Beruhigt oder verunsichert Pränataldiagnostik die Schwangere?
Natürlich wünscht sich jede Schwangere bzw. jedes Elternpaar ein gesundes Kind. Medizinische Möglichkeiten um dies bereits im Vorfeld zu erfahren gibt es genügend. Sie wurden eben vorgestellt. Dennoch hat jede Diagnostik auch seine Grenzen und kann zu unnötiger Sorge und Beunruhigung beitragen. Erstbefunde sind oft nicht eindeutig, weitere Untersuchungen müssen folgen, verbunden damit sind die Gefahren einer Fehlgeburt. Die Frau kann die Schwangerschaft nicht unbelastet genießen und steht unter einer enormen psychischen Belastung. Oft ist nur ein kleiner Teil der Behinderungen bereits vor der Geburt zu diagnostizieren, hundertprozentige Sicherheit gibt es nie. Im Endeffekt muss die Schwangere oder das Elternpaar sich selbst hinterfragen, ob sie die Methoden der Pränataldiagnostik ausschöpfen möchten oder nicht.
Die Untersuchungsergebnisse sind da – die ethische Seite
Werdende Eltern, die sich für Pränataldiagnostik entscheiden, sollten sich bereits im Vorfeld besprechen, warum sie dies tun und wie sie mit etwaigen für sie negativen Ergebnissen umgehen.
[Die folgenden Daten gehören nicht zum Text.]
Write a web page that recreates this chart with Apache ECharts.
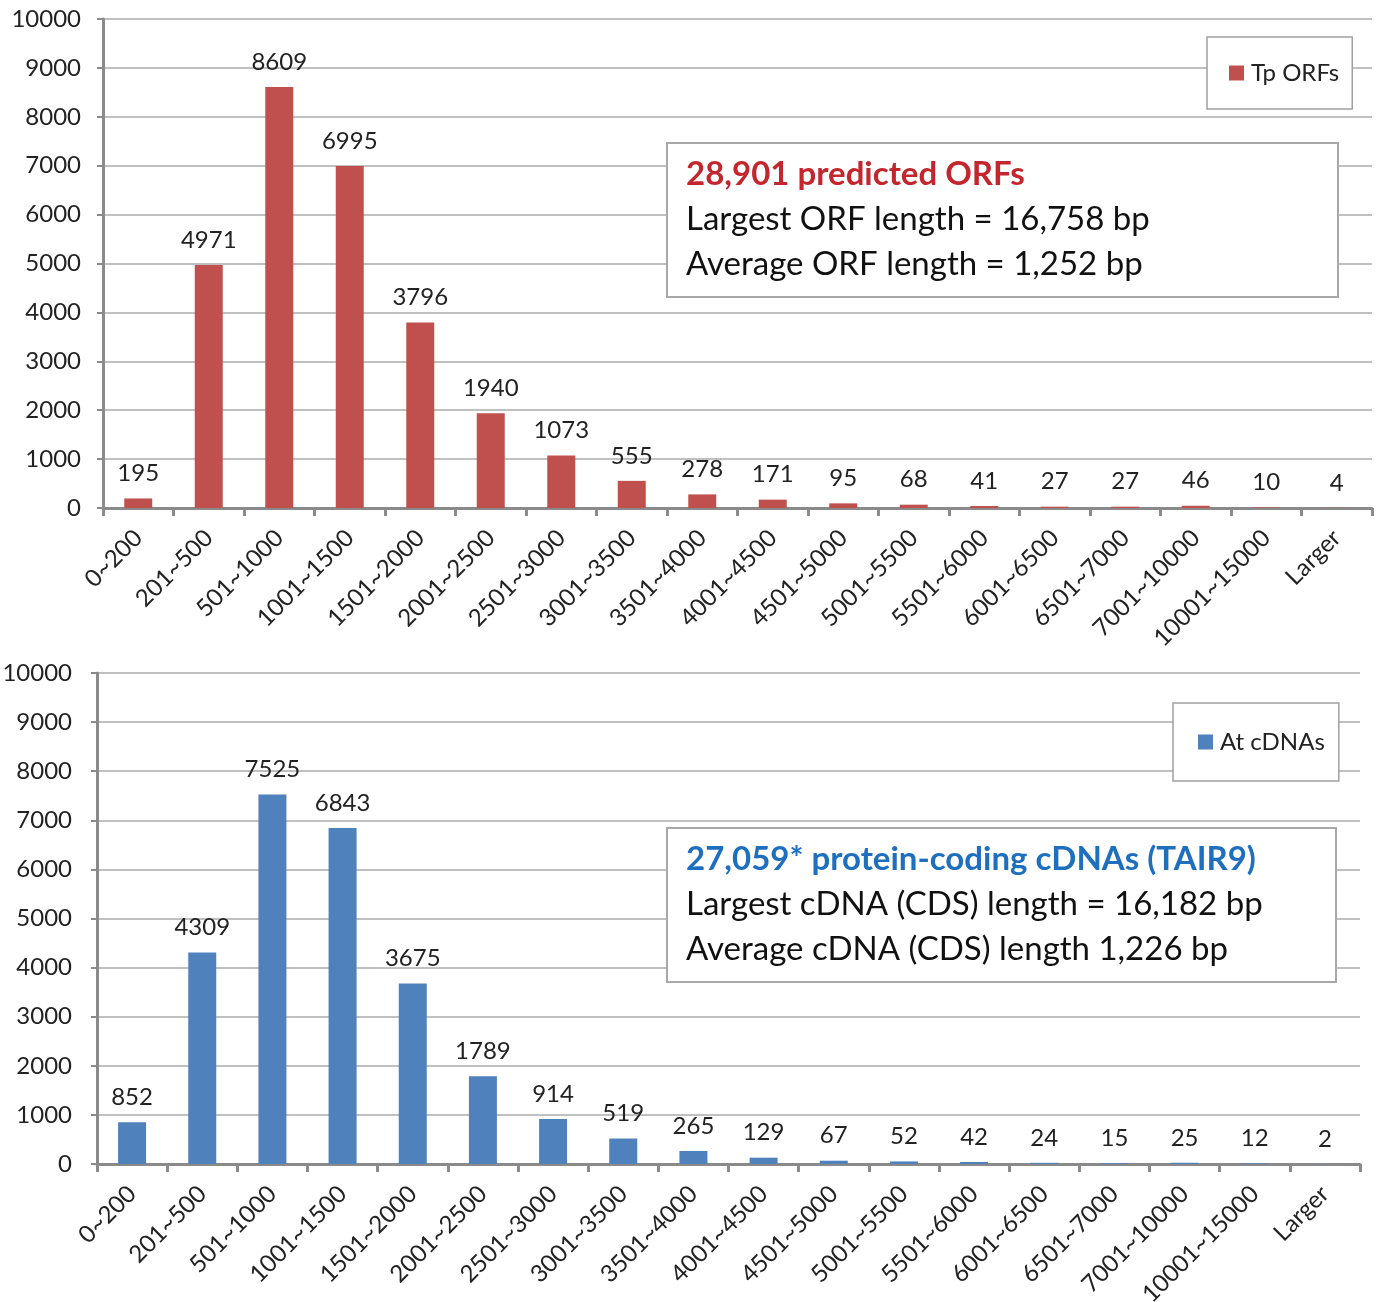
<!DOCTYPE html>
<html>
<head>
<meta charset="utf-8">
<script src="https://cdn.jsdelivr.net/npm/echarts@6/dist/echarts.min.js"></script>
<style>
    html, body { margin: 0; padding: 0; background: #fff; }
    #main { width: 1377px; height: 1302px; }
</style>
</head>
<body>
<div id="main"></div>
<script>
// length bins (bp)
var categories = ['0~200', '201~500', '501~1000', '1001~1500', '1501~2000', '2001~2500', '2501~3000',
    '3001~3500', '3501~4000', '4001~4500', '4501~5000', '5001~5500', '5501~6000', '6001~6500',
    '6501~7000', '7001~10000', '10001~15000', 'Larger'];
var tpOrfs = [195, 4971, 8609, 6995, 3796, 1940, 1073, 555, 278, 171, 95, 68, 41, 27, 27, 46, 10, 4];
var atCdnas = [852, 4309, 7525, 6843, 3675, 1789, 914, 519, 265, 129, 67, 52, 42, 24, 15, 25, 12, 2];
var yTicks = { min: 0, max: 10000, interval: 1000 };

var FONT = 'Lato, "Open Sans", sans-serif';
var axisGray = '#8a8a8a';
var gridGray = '#ababab';

function makeX(gridIndex) {
    return {
        type: 'category',
        gridIndex: gridIndex,
        data: categories,
        axisLine: { lineStyle: { color: axisGray, width: 3 } },
        axisTick: { show: true, length: 8, lineStyle: { color: axisGray, width: 3 } },
        axisLabel: { rotate: 45, interval: 0, fontSize: 24, color: '#222', fontFamily: FONT, margin: 26 }
    };
}
function makeY(gridIndex, margin) {
    return {
        type: 'value',
        gridIndex: gridIndex,
        min: yTicks.min, max: yTicks.max, interval: yTicks.interval,
        axisLine: { show: true, lineStyle: { color: axisGray, width: 3 } },
        axisTick: { show: true, length: 6, lineStyle: { color: axisGray, width: 2 } },
        axisLabel: { fontSize: 24, color: '#222', fontFamily: FONT, margin: margin,
            formatter: function (v) { return String(v); } },
        splitLine: { lineStyle: { color: gridGray, width: 1.5 } }
    };
}
function makeLegend(name, left, top, pad) {
    return {
        data: [name],
        left: left, top: top,
        orient: 'vertical',
        icon: 'rect', itemWidth: 15, itemHeight: 15, itemGap: 0,
        padding: pad,
        borderColor: '#a0a0a0', borderWidth: 1.5, backgroundColor: '#fff',
        textStyle: { fontSize: 24, color: '#222', fontFamily: FONT, padding: [0, 0, 0, 2] }
    };
}
function noteBox(x, y, w, h, head, headColor, line1, line2) {
    return {
        type: 'group', left: x, top: y, z: 100,
        children: [
            { type: 'rect', z: 100, shape: { x: 0, y: 0, width: w, height: h },
              style: { fill: '#fff', stroke: '#a8a8a8', lineWidth: 2 } },
            { type: 'text', z: 101, x: 19, y: 31, style: { text: head, fill: headColor, font: 'bold 33px ' + FONT, textVerticalAlign: 'middle' } },
            { type: 'text', z: 101, x: 19, y: 76, style: { text: line1, fill: '#111', font: '33px ' + FONT, textVerticalAlign: 'middle' } },
            { type: 'text', z: 101, x: 19, y: 121, style: { text: line2, fill: '#111', font: '33px ' + FONT, textVerticalAlign: 'middle' } }
        ]
    };
}
var barLabel = { show: true, position: 'top', distance: 13, fontSize: 24, color: '#222', fontFamily: FONT };

var chart = echarts.init(document.getElementById('main'));
var option = {
    backgroundColor: '#fff',
    animation: false,
    grid: [
        { left: 103, right: 5, top: 19, height: 489, outerBoundsMode: 'none', containLabel: false },
        { left: 97, right: 17, top: 673, height: 491, outerBoundsMode: 'none', containLabel: false }
    ],
    xAxis: [makeX(0), makeX(1)],
    yAxis: [makeY(0, 22), makeY(1, 25)],
    legend: [
        makeLegend('Tp ORFs', 1207, 37, [24, 13, 24, 22]),
        makeLegend('At cDNAs', 1173, 703, [27, 14, 27, 25])
    ],
    series: [
        { name: 'Tp ORFs', type: 'bar', xAxisIndex: 0, yAxisIndex: 0, data: tpOrfs, barWidth: 28,
          itemStyle: { color: '#c0504d' }, label: barLabel },
        { name: 'At cDNAs', type: 'bar', xAxisIndex: 1, yAxisIndex: 1, data: atCdnas, barWidth: 28,
          itemStyle: { color: '#4f81bd' }, label: barLabel }
    ],
    graphic: [
        noteBox(666, 142, 671, 154, '28,901 predicted ORFs', '#c4262e',
            'Largest ORF length = 16,758 bp', 'Average ORF length = 1,252 bp'),
        noteBox(666, 827, 669, 154, '27,059* protein-coding cDNAs (TAIR9)', '#1f6fbf',
            'Largest cDNA (CDS) length = 16,182 bp', 'Average cDNA (CDS) length 1,226 bp')
    ]
};
chart.setOption(option);
</script>
</body>
</html>
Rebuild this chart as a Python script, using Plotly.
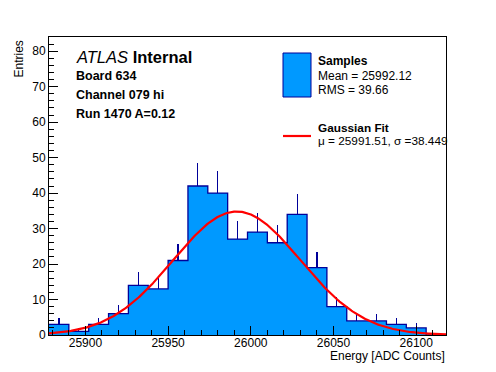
import numpy as np
import plotly.graph_objects as go

# ---- data ----
BIN_LOW = 25878
BIN_WIDTH = 12
counts = [3, 1, 3, 6, 14, 13, 21, 42, 40, 27, 29, 26, 34, 19, 8, 4, 4, 3, 2, 0]
x_range = [25878, 26118]
y_range = [0, 84]
x_ticks = [25900, 25950, 26000, 26050, 26100]
x_tick_labels = ["25900", "25950", "26000", "26050", "26100"]
y_ticks = [0, 10, 20, 30, 40, 50, 60, 70, 80]
y_tick_labels = ["0", "10", "20", "30", "40", "50", "60", "70", "80"]

FIT_MU = 25991.51
FIT_SIGMA = 38.449
FIT_AMP = 34.8

legend_lines = ["Samples", "Mean = 25992.12", "RMS = 39.66"]
fit_lines = ["Gaussian Fit", "\u03bc = 25991.51, \u03c3 =38.449"]
label_lines = ["Board 634", "Channel 079 hi", "Run 1470 A=0.12"]

FILL = "#0099ff"
EDGE = "#000099"
FONT = "Liberation Sans, Arial, Helvetica, sans-serif"

# ---- geometry (window pixels); page body has an 8px margin ----
OFF = 8
WIN_W, WIN_H = 496, 372
L, R, T, B = 49, 446, 37, 335


def px(xp):
    return (xp - L) / (R - L)


def py(yp):
    return (B - yp) / (B - T)


n = len(counts)
edges = [BIN_LOW + i * BIN_WIDTH for i in range(n + 1)]
centers = [BIN_LOW + (i + 0.5) * BIN_WIDTH for i in range(n)]
errs = list(np.sqrt(np.array(counts, dtype=float)))

fig = go.Figure()
fig.add_trace(go.Bar(
    x=centers, y=counts, width=BIN_WIDTH,
    marker=dict(color=FILL, line=dict(width=0)),
    error_y=dict(type="data", symmetric=False, array=errs,
                 arrayminus=[0] * n, color=EDGE, thickness=1.2, width=0),
    showlegend=False, hoverinfo="skip",
))
fig.add_trace(go.Scatter(
    x=edges, y=counts + [0], mode="lines", line_shape="hv",
    line=dict(color=EDGE, width=1.3), showlegend=False, hoverinfo="skip",
))
xs = np.linspace(x_range[0], x_range[1], 400)
fig.add_trace(go.Scatter(
    x=xs, y=FIT_AMP * np.exp(-0.5 * ((xs - FIT_MU) / FIT_SIGMA) ** 2),
    mode="lines", line=dict(color="#ff0000", width=2.2),
    showlegend=False, hoverinfo="skip",
))

axis_common = dict(
    showgrid=False, zeroline=False, showline=True, linecolor="black",
    linewidth=1, mirror=True, ticks="inside", tickcolor="black",
    tickfont=dict(family=FONT, size=12, color="black"),
)
fig.update_xaxes(range=x_range, tickvals=x_ticks, ticktext=x_tick_labels,
                 ticklen=9, ticklabelstandoff=-3,
                 minor=dict(ticks="inside", dtick=10, ticklen=5,
                            tickcolor="black", tick0=25900),
                 **axis_common)
fig.update_yaxes(range=y_range, tickvals=y_ticks, ticktext=y_tick_labels,
                 ticklen=9,
                 minor=dict(ticks="inside", dtick=2, ticklen=5,
                            tickcolor="black", tick0=0),
                 **axis_common)


def note(text, x, y, xanchor="left", yanchor="middle", size=12, angle=0):
    return dict(text=text, x=x, y=y, xref="paper", yref="paper",
                xanchor=xanchor, yanchor=yanchor, showarrow=False,
                textangle=angle, borderpad=0,
                font=dict(family=FONT, size=size, color="black"))


ann = [note("<i>ATLAS</i> <b>Internal</b>", px(75), py(57), size=16.5)]
for t, yy in zip(label_lines, [76, 95, 114]):
    ann.append(note("<b>%s</b>" % t, px(75), py(yy), size=12.5))
for i, (t, yy) in enumerate(zip(legend_lines, [61, 76, 90])):
    ann.append(note(("<b>%s</b>" % t) if i == 0 else t, px(317), py(yy)))
for i, (t, yy) in enumerate(zip(fit_lines, [128.5, 141])):
    ann.append(note(("<b>%s</b>" % t) if i == 0 else t, px(317), py(yy),
                    size=11.8))
ann.append(note("Entries", px(18), py(40), xanchor="center",
                yanchor="top", angle=-90))
ann.append(note("Energy [ADC Counts]", 1, py(356), xanchor="right"))

shapes = [
    dict(type="rect", xref="paper", yref="paper",
         x0=px(283), x1=px(311), y0=py(97), y1=py(53),
         fillcolor=FILL, line=dict(color=EDGE, width=1)),
    dict(type="line", xref="paper", yref="paper",
         x0=px(283), x1=px(311), y0=py(136), y1=py(136),
         line=dict(color="#ff0000", width=2.2)),
]

fig.update_layout(
    width=WIN_W - OFF, height=WIN_H - OFF, autosize=False,
    margin=dict(l=L - OFF, r=WIN_W - R, t=T - OFF, b=WIN_H - B, pad=0),
    paper_bgcolor="white", plot_bgcolor="white",
    bargap=0, annotations=ann, shapes=shapes,
    font=dict(family=FONT, size=12, color="black"),
)

fig.write_html("out.html")
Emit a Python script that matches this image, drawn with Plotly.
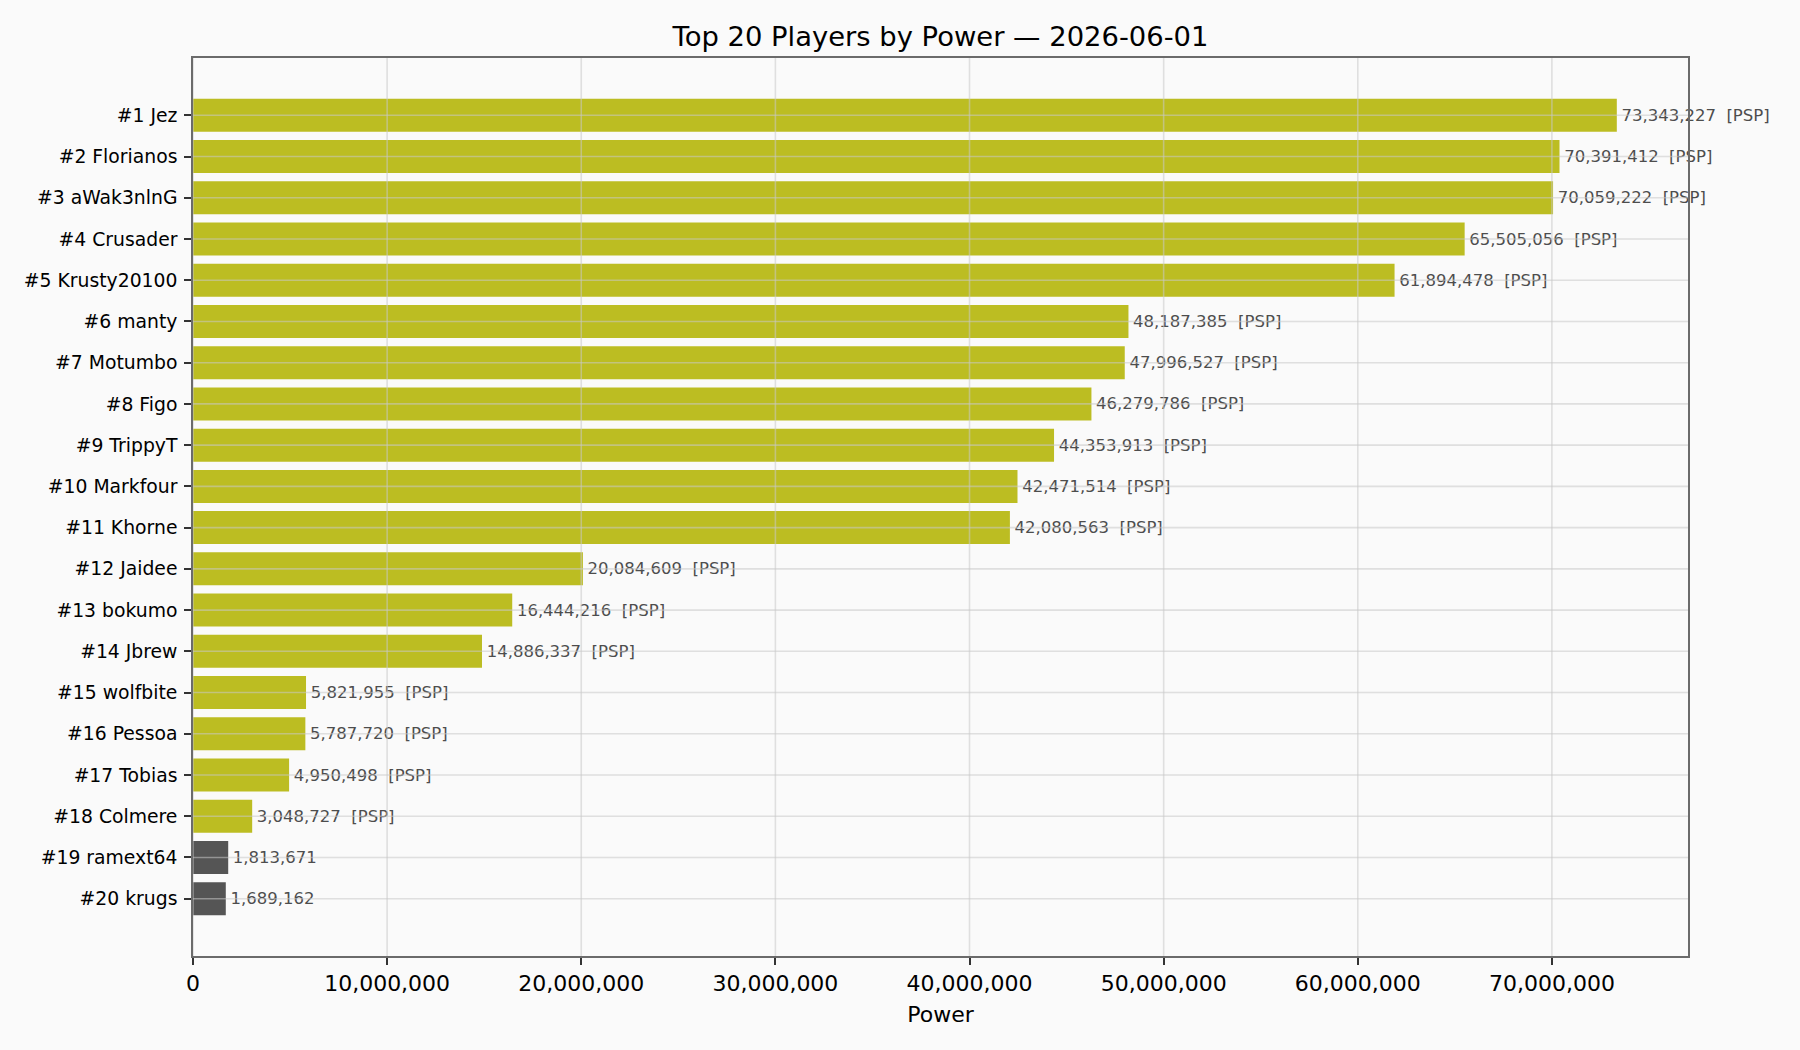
import plotly.graph_objects as go

ranks = list(range(1, 21))
players = ["Jez", "Florianos", "aWak3nlnG", "Crusader", "Krusty20100", "manty", "Motumbo",
           "Figo", "TrippyT", "Markfour", "Khorne", "Jaidee", "bokumo", "Jbrew", "wolfbite",
           "Pessoa", "Tobias", "Colmere", "ramext64", "krugs"]
power = [73343227, 70391412, 70059222, 65505056, 61894478, 48187385, 47996527,
         46279786, 44353913, 42471514, 42080563, 20084609, 16444216, 14886337, 5821955,
         5787720, 4950498, 3048727, 1813671, 1689162]
tags = ["PSP"] * 18 + ["", ""]
x_ticks = [0, 10000000, 20000000, 30000000, 40000000, 50000000, 60000000, 70000000]
title_text = "Top 20 Players by Power \u2014 2026-06-01"

OLIVE = "#bcbd22"
DARK = "#555555"
BG = "#fafafa"
GRID = "rgba(200,200,200,0.55)"

labels = [f"#{r} {p}" for r, p in zip(ranks, players)]
colors = [OLIVE if t else DARK for t in tags]
texts = ["\u200a" + f"{v:,}" + (f"\u00a0\u00a0[{t}]" if t else "") for v, t in zip(power, tags)]

fig = go.Figure()
fig.add_trace(go.Bar(
    x=power, y=labels, orientation="h", width=0.8,
    marker=dict(color=colors, line=dict(width=0)),
    text=texts, textposition="outside", textangle=0, constraintext="none",
    cliponaxis=False,
    textfont=dict(size=16.5, color="#4d4d4d", family="DejaVu Sans"),
    hoverinfo="skip",
))

shapes = []
for xv in x_ticks:
    shapes.append(dict(type="line", xref="x", yref="paper", x0=xv, x1=xv, y0=0, y1=1,
                       line=dict(color=GRID, width=1.6), layer="above"))
for lab in labels:
    shapes.append(dict(type="line", xref="paper", yref="y", x0=0, x1=1, y0=lab, y1=lab,
                       line=dict(color=GRID, width=1.6), layer="above"))

xmax = max(power) * 1.05
n = len(labels)
pad = 0.4 + 0.05 * (n - 1 + 0.8)

fig.update_layout(
    width=1800, height=1050,
    paper_bgcolor=BG, plot_bgcolor=BG,
    margin=dict(l=193, r=112, t=58, b=94, pad=0),
    font=dict(family="DejaVu Sans", color="#000000"),
    showlegend=False,
    shapes=shapes,
    title=dict(text=title_text, x=0.5, xref="paper", xanchor="center",
               y=1 - 36.5 / 1050, yref="container", yanchor="middle",
               font=dict(size=27.4, color="#000000")),
    xaxis=dict(
        range=[0, xmax], tickvals=x_ticks, tickformat=",d",
        showgrid=False, zeroline=False,
        showline=True, linecolor="#6b6b6b", linewidth=1.6, mirror=True,
        ticks="outside", ticklen=7, tickwidth=1.6, tickcolor="#333333",
        tickfont=dict(size=22, color="#000000"),
        title=dict(text="Power", font=dict(size=22, color="#000000"), standoff=11),
    ),
    yaxis=dict(
        type="category", categoryorder="array", categoryarray=labels,
        range=[n - 1 + pad, -pad],
        showgrid=False, zeroline=False,
        showline=True, linecolor="#6b6b6b", linewidth=1.6, mirror=True,
        ticks="outside", ticklen=7, tickwidth=1.6, tickcolor="#333333",
        tickfont=dict(size=18.8, color="#000000"),
        ticklabelstandoff=3,
    ),
)

fig.write_html("out.html")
Die Entscheidung für die vorgeburtllichen Untersuchungen sollte stets reflektiert und mit Hinblick auf Folgeentscheidungen getroffen werden. Bei einer festgestellten Behinderung oder schweren Beeinträchtigung des Kindes steht das Elternpaar immer vor der Entscheidung das behinderte Kind zu bekommen oder einen Schwangerschaftsabbruch vornehmen zu lassen. Nach der 12. Woche kann ein Spätabbruch aus medizinischen Gründen erfolgen. Dies ist noch bis zur Geburt der Fall, wenn schwerwiegende Gefahr für die mütterliche Gesundheit besteht, das Kind eine lebensbedrohliche Erkrankung hat oder wenige Wochen nach der Geburt sterben würde. Offener Rücken, Trisomie 21 oder andere Fehlbildungen sind keine Indikation für einen Spätabbruch. An dieser Stelle müssen Eltern Beratungen in Anspruch nehmen, bei Entscheidung für Spätabbruch schaltet sich immer eine Ethikberatung oder ein Ethikkommitee ein.
Viele werdende Eltern entscheiden sich während der Schwangerschaft bewusst gegen die weiterführenden Methoden der Pränataldiagnostik und nehmen „nur“ die gesetzlich vorgeschriebenen Vorsorgeuntersuchungen wahr. Oft werden ganz bewusste Aussagen getroffen wie: „Ich nehme mein Kind an so wie es ist – ob gesund oder behindert.“ Vielleicht kann mit dieser Einstellung die Schwangerschaft und Geburt des Kindes befreiter und unbeschwerter genossen werden. Wertungen in diesem Zusammenhang dürfen natürlich nicht getroffen werden. Die Entscheidung für oder gegen die Methoden der Pränataldiagnostik sind ganz individuelle Entscheidungen.
Egal ob für oder gegen, jede Schwangere und jedes Elternpaar muss sich jedoch immer der Konsequenzen bewusst sein, die die jeweilige Entscheidung mit sich bringt.